Evidently, machines designed for MY CONVENIENCE, (and the inevitable "Supermarket Self-Serve Massacre" when a harried, post-menopausal woman on lithium eventually takes umbrage at being accused of lying by a machine) have now ripped the heart out of the teen job market, and purely for the sake of the bottom line.
Do these fools know that they are pushing customers away in their attempt to shave a poofteenth-of-a-percent off of costs in an attempt to please shareholders? Are they not aware that they are creating the biggest job drought in history by denying the young their first foray into menial labour? Are they so stupid that they think they can introduce more and more CONVENIENCE TOOLS for shoppers and that their customers won't begin to catch on as to what is really afoot? If such things go unchallenged, and if we do not put up our hands and say "Stop - I do not like this", then how far will they go? Until we find ourselves having to swipe our "Rewards-Slash-Easy-Pay-Slash-Loyalty-Club-Card" to gain entry to the supermarket, at which point we will undergo a retina scan before taking our enormous trolley and then proceeding along aisles (polished by a robo-cleaner) to select purchases that all bear the same labelling - the ONE BRAND. In supermarket land, this would be the dream outcome for our spotty, bean counting, computer engineering graduate (whose entire raison d'etre is playing electronic warcraft against other like-minded fools in netherspheric geekdom). In my world, it would be yet another win for the "blandification" of our wonderful human race as they shop without any other live interaction at all. And don't think that it won't happen - the earth was once flat, and man couldn't fly.

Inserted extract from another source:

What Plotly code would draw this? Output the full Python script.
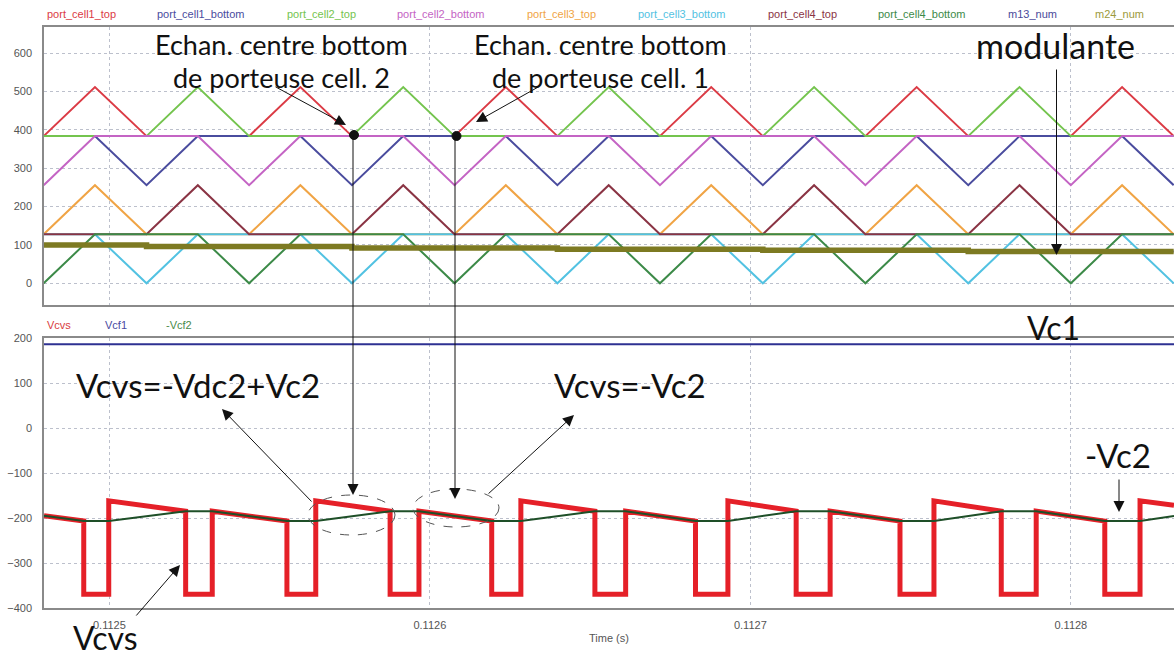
import plotly.graph_objects as go

# ---------------- DATA ----------------
# carrier vertex times (s)
carrier_t = [0.1124795, 0.1124955, 0.1125116, 0.1125276, 0.1125436, 0.1125596,
             0.1125757, 0.1125917, 0.1126077, 0.1126237, 0.1126398, 0.1126558,
             0.1126718, 0.1126878, 0.1127039, 0.1127199, 0.1127359, 0.1127519,
             0.1127680, 0.1127840, 0.1128000, 0.1128160, 0.1128321]

port_cell1_top    = [384, 512, 384, 384, 384, 512, 384, 384, 384, 512, 384, 384,
                     384, 512, 384, 384, 384, 512, 384, 384, 384, 512, 384]
port_cell1_bottom = [384, 384, 256, 384, 384, 384, 256, 384, 384, 384, 256, 384,
                     384, 384, 256, 384, 384, 384, 256, 384, 384, 384, 256]
port_cell2_top    = [384, 384, 384, 512, 384, 384, 384, 512, 384, 384, 384, 512,
                     384, 384, 384, 512, 384, 384, 384, 512, 384, 384, 384]
port_cell2_bottom = [256, 384, 384, 384, 256, 384, 384, 384, 256, 384, 384, 384,
                     256, 384, 384, 384, 256, 384, 384, 384, 256, 384, 384]
port_cell3_top    = [128, 256, 128, 128, 128, 256, 128, 128, 128, 256, 128, 128,
                     128, 256, 128, 128, 128, 256, 128, 128, 128, 256, 128]
port_cell3_bottom = [128, 128, 0, 128, 128, 128, 0, 128, 128, 128, 0, 128,
                     128, 128, 0, 128, 128, 128, 0, 128, 128, 128, 0]
port_cell4_top    = [128, 128, 128, 256, 128, 128, 128, 256, 128, 128, 128, 256,
                     128, 128, 128, 256, 128, 128, 128, 256, 128, 128, 128]
port_cell4_bottom = [0, 128, 128, 128, 0, 128, 128, 128, 0, 128, 128, 128,
                     0, 128, 128, 128, 0, 128, 128, 128, 0, 128, 128]

# modulating signals (sampled, step-wise)
mod_t   = [0.1124795, 0.1125116, 0.1125757, 0.1126398, 0.1127039, 0.1127680, 0.1128321]
m13_num = [100, 96, 92, 89, 86, 83, 83]
m24_num = [100, 96, 92, 89, 86, 83, 83]

# lower panel
vcvs_t = [0.1124796, 0.1124920, 0.1124920, 0.1124998, 0.1124998, 0.1125238, 0.1125238,
          0.1125321, 0.1125321, 0.1125554, 0.1125554, 0.1125644, 0.1125644, 0.1125876,
          0.1125876, 0.1125966, 0.1125966, 0.1126193, 0.1126193, 0.1126284, 0.1126284,
          0.1126515, 0.1126515, 0.1126611, 0.1126611, 0.1126829, 0.1126829, 0.1126930,
          0.1126930, 0.1127143, 0.1127143, 0.1127249, 0.1127249, 0.1127467, 0.1127467,
          0.1127573, 0.1127573, 0.1127783, 0.1127783, 0.1127892, 0.1127892, 0.1128106,
          0.1128106, 0.1128216, 0.1128216, 0.1128322]
vcvs_v = [-194, -206, -369, -369, -161, -184, -369, -369, -184, -206, -369, -369,
          -161, -184, -369, -369, -184, -206, -369, -369, -161, -184, -369, -369,
          -184, -206, -369, -369, -161, -184, -369, -369, -184, -206, -369, -369,
          -161, -184, -369, -369, -184, -206, -369, -369, -161, -171]

vcf2_t = [0.1124796, 0.1124920, 0.1124998, 0.1125238, 0.1125321, 0.1125554, 0.1125644,
          0.1125876, 0.1125966, 0.1126193, 0.1126284, 0.1126515, 0.1126611, 0.1126829,
          0.1126930, 0.1127143, 0.1127249, 0.1127467, 0.1127573, 0.1127783, 0.1127892,
          0.1128106, 0.1128216, 0.1128322]
neg_vcf2 = [-194, -206, -206, -184, -184, -206, -206, -184, -184, -206, -206, -184,
            -184, -206, -206, -184, -184, -206, -206, -184, -184, -206, -206, -195]

vcf1_t = [0.1124796, 0.1128322]
vcf1 = [187, 187]

x_ticks = [0.1125, 0.1126, 0.1127, 0.1128]
x_tick_labels = ["0.1125", "0.1126", "0.1127", "0.1128"]
y1_ticks = [0, 100, 200, 300, 400, 500, 600]
y2_ticks = [-400, -300, -200, -100, 0, 100, 200]

# ---------------- FIGURE ----------------
W, H = 1174, 655
def PX(x): return x / W
def PY(y): return 1 - y / H

top_series = [
    ("port_cell1_top", port_cell1_top, "#db3b45"),
    ("port_cell1_bottom", port_cell1_bottom, "#4a4c9e"),
    ("port_cell2_top", port_cell2_top, "#74c44e"),
    ("port_cell2_bottom", port_cell2_bottom, "#c464c4"),
    ("port_cell3_top", port_cell3_top, "#f0a445"),
    ("port_cell3_bottom", port_cell3_bottom, "#52c2e2"),
    ("port_cell4_top", port_cell4_top, "#8a3444"),
    ("port_cell4_bottom", port_cell4_bottom, "#3c8a48"),
]

fig = go.Figure()
for name, vals, col in top_series:
    fig.add_trace(go.Scatter(x=carrier_t, y=vals, mode="lines", name=name,
                             line=dict(color=col, width=2), xaxis="x", yaxis="y",
                             showlegend=False))
fig.add_trace(go.Scatter(x=mod_t, y=m13_num, mode="lines", name="m13_num",
                         line=dict(color="#4a4a9a", width=2, shape="hv"),
                         xaxis="x", yaxis="y", showlegend=False))
fig.add_trace(go.Scatter(x=mod_t, y=m24_num, mode="lines", name="m24_num",
                         line=dict(color="#7d7a22", width=5.5, shape="hv"),
                         xaxis="x", yaxis="y", showlegend=False))

fig.add_trace(go.Scatter(x=vcvs_t, y=vcvs_v, mode="lines", name="Vcvs",
                         line=dict(color="#e52028", width=5), xaxis="x2", yaxis="y2",
                         showlegend=False))
fig.add_trace(go.Scatter(x=vcf1_t, y=vcf1, mode="lines", name="Vcf1",
                         line=dict(color="#2e3192", width=2), xaxis="x2", yaxis="y2",
                         showlegend=False))
fig.add_trace(go.Scatter(x=vcf2_t, y=neg_vcf2, mode="lines", name="-Vcf2",
                         line=dict(color="#1e4f28", width=2), xaxis="x2", yaxis="y2",
                         showlegend=False))

xr = [0.1124796, 0.1128322]
tickfont = dict(family="Liberation Sans, Arial", size=11, color="#555555")
axis_common = dict(showline=True, linecolor="#8a8a8a", linewidth=1.5, mirror=True,
                   showgrid=True, gridcolor="#bcc0cc", griddash="dot", gridwidth=1,
                   zeroline=False, ticks="", tickfont=tickfont, automargin=False)

fig.update_layout(
    width=W, height=H,
    margin=dict(l=0, r=0, t=0, b=0, autoexpand=False),
    paper_bgcolor="white", plot_bgcolor="white",
    xaxis=dict(domain=[PX(44), 1.0], range=xr, tickvals=x_ticks, showticklabels=False,
               anchor="y", **axis_common),
    yaxis=dict(domain=[PY(305), PY(27)], range=[-56.6, 668.6], tickvals=y1_ticks,
               anchor="x", ticklabelstandoff=8, **axis_common),
    xaxis2=dict(domain=[PX(44), 1.0], range=xr, tickvals=x_ticks, ticktext=x_tick_labels,
                anchor="y2", ticklabelstandoff=6,
                title=dict(text="Time (s)", font=dict(family="Liberation Sans, Arial", size=11,
                                                      color="#555555"), standoff=4),
                **axis_common),
    yaxis2=dict(domain=[PY(608.3), PY(338)], range=[-400, 201], tickvals=y2_ticks,
                anchor="x2", ticklabelstandoff=8, **axis_common),
)

# legend-like colored labels
ann = []
legend_top = [("port_cell1_top", 45, "#db3b45"), ("port_cell1_bottom", 155, "#4a4c9e"),
              ("port_cell2_top", 285, "#74c44e"), ("port_cell2_bottom", 395, "#c464c4"),
              ("port_cell3_top", 525, "#f0a445"), ("port_cell3_bottom", 636, "#52c2e2"),
              ("port_cell4_top", 766, "#8a3444"), ("port_cell4_bottom", 876, "#3c8a48"),
              ("m13_num", 1006, "#4a4a9a"), ("m24_num", 1093, "#9c9a3c")]
for txt, x, col in legend_top:
    ann.append(dict(x=PX(x), y=PY(14), xref="paper", yref="paper", text=txt,
                    showarrow=False, xanchor="left", yanchor="middle",
                    font=dict(family="Liberation Sans, Arial", size=11, color=col)))
for txt, x, col in [("Vcvs", 45, "#d94040"), ("Vcf1", 103, "#4a4aa0"), ("-Vcf2", 164, "#4a8a4a")]:
    ann.append(dict(x=PX(x), y=PY(325), xref="paper", yref="paper", text=txt,
                    showarrow=False, xanchor="left", yanchor="middle",
                    font=dict(family="Liberation Sans, Arial", size=11, color=col)))

big = "Lato"
def label(txt, x, y, size):
    ann.append(dict(x=PX(x), y=PY(y), xref="paper", yref="paper", text=txt,
                    showarrow=False, xanchor="center", yanchor="middle",
                    font=dict(family=big, size=size, color="#111111")))

label("Echan. centre bottom", 281, 44, 27)
label("de porteuse cell. 2", 281, 78, 27)
label("Echan. centre bottom", 600, 44, 27)
label("de porteuse cell. 1", 600, 78, 27)
label("modulante", 1055, 45, 34)
label("Vc1", 1053, 327, 32)
label("Vcvs=-Vdc2+Vc2", 198, 385, 33)
label("Vcvs=-Vc2", 630, 385, 33)
label("-Vc2", 1118, 455, 33)
label("Vcvs", 105, 637, 32)

def arrow(tip, tail):
    ann.append(dict(x=PX(tip[0]), y=PY(tip[1]), xref="paper", yref="paper",
                    ax=tail[0] - tip[0], ay=tail[1] - tip[1], axref="pixel", ayref="pixel",
                    text="", showarrow=True, arrowhead=2, arrowsize=2.2, arrowwidth=1,
                    arrowcolor="#111111"))

arrow((346, 125), (274, 86))
arrow((476, 122), (540, 86))
arrow((353, 495), (353, 135))
arrow((455, 499), (455, 136))
arrow((1056.5, 255), (1056.5, 68))
arrow((222, 409), (313, 503))
arrow((574, 415), (487, 495))
arrow((1119, 512), (1119, 478))
arrow((180, 565), (135, 617))

fig.update_layout(annotations=ann)

shapes = []
for cx, cy in [(354, 135), (456.5, 136)]:
    shapes.append(dict(type="circle", xref="paper", yref="paper",
                       x0=PX(cx - 4.5), x1=PX(cx + 4.5), y0=PY(cy + 4.5), y1=PY(cy - 4.5),
                       fillcolor="#111111", line=dict(color="#111111", width=1)))
for x0, x1, y0, y1 in [(308, 395, 495, 535), (413, 499, 489, 527)]:
    shapes.append(dict(type="circle", xref="paper", yref="paper",
                       x0=PX(x0), x1=PX(x1), y0=PY(y1), y1=PY(y0),
                       line=dict(color="#555555", width=1, dash="dash")))
fig.update_layout(shapes=shapes)

fig.write_html("out.html", config={"displayModeBar": False},
               post_script="document.body.style.margin='0px';")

Well, I am no longer going to play ball with these people. They can either give me a discount for having to do their work for them or they can rip out their offensive machines and HIRE A TEENAGER.

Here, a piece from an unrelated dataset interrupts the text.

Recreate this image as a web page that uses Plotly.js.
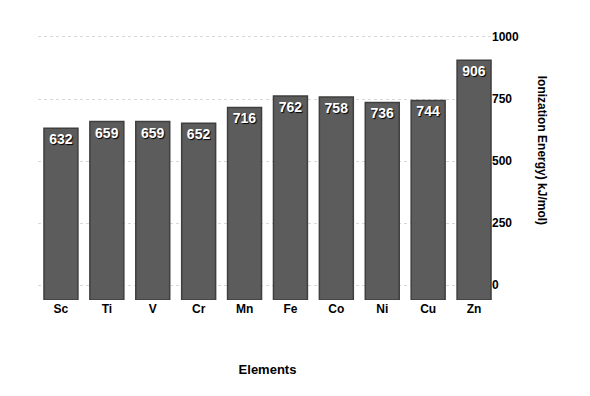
<!DOCTYPE html>
<html>
<head>
<meta charset="utf-8">
<script src="https://cdn.plot.ly/plotly-3.0.1.min.js"></script>
<style>html,body{margin:0;padding:0;background:#fff;}#chart{width:590px;height:396px;}</style>
</head>
<body>
<div id="chart"></div>
<script>
const elements = ["Sc", "Ti", "V", "Cr", "Mn", "Fe", "Co", "Ni", "Cu", "Zn"];
const ionizationEnergy = [632, 659, 659, 652, 716, 762, 758, 736, 744, 906];
const yTicks = [0, 250, 500, 750, 1000];

const FONT = "Liberation Sans, Arial, Helvetica, sans-serif";

const trace = {
  type: "bar",
  x: elements,
  y: ionizationEnergy.map(v => v + 60),
  base: -60,
  text: ionizationEnergy.map(String),
  textposition: "inside",
  insidetextanchor: "end",
  textangle: 0,
  cliponaxis: false,
  textfont: {family: FONT, size: 14, color: "#ffffff", weight: "bold", shadow: "1px 1px 1px #000"},
  marker: {color: "#5b5c5b", line: {color: "#3e3f3e", width: 1.5}},
  hoverinfo: "x+text"
};

const layout = {
  width: 590, height: 396,
  margin: {l: 38, r: 93, t: 32, b: 96},
  paper_bgcolor: "#ffffff",
  plot_bgcolor: "#ffffff",
  showlegend: false,
  bargap: 0.26,
  font: {family: FONT, color: "#000"},
  xaxis: {
    type: "category",
    showgrid: false, zeroline: false, showline: false,
    ticks: "",
    tickfont: {family: FONT, size: 12, color: "#000", weight: "bold"},
    title: {text: "Elements", font: {family: FONT, size: 13, color: "#000", weight: "bold"}, standoff: 49}
  },
  yaxis: {
    side: "right",
    range: [-60, 1020],
    tickvals: yTicks,
    ticktext: yTicks.map(String),
    showgrid: true, gridcolor: "#d8d8d8", griddash: "dot", gridwidth: 1,
    zeroline: false, showline: false, ticks: "",
    ticklabelstandoff: -6,
    tickfont: {family: FONT, size: 12, color: "#000", weight: "bold"}
  },
  annotations: [{
    text: "Ionization Energy) kJ/mol)",
    xref: "paper", yref: "paper",
    x: 1.118, y: 0.56,
    showarrow: false, textangle: 90,
    font: {family: FONT, size: 12, color: "#000", weight: "bold"}
  }]
};

Plotly.newPlot("chart", [trace], layout, {displayModeBar: false, staticPlot: true});
</script>
</body>
</html>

Well, that's my first Common Sense rant over (and this world is so full of stupidity that I daresay it won't be my last). As I type this, I wonder how long it will be before my supermarket rewards card identifies me as a trouble maker, and has me banned from the hallowed aisles of corporate greed and electronic stupidity. Hopefully, at around the same time that a sensible supermarket opens its doors, reintroduces the customer service experience, hires a shipload of teenagers and brings back the paper bag. I like to think that out there somewhere, that person is just waiting for their chance to give us back our faith.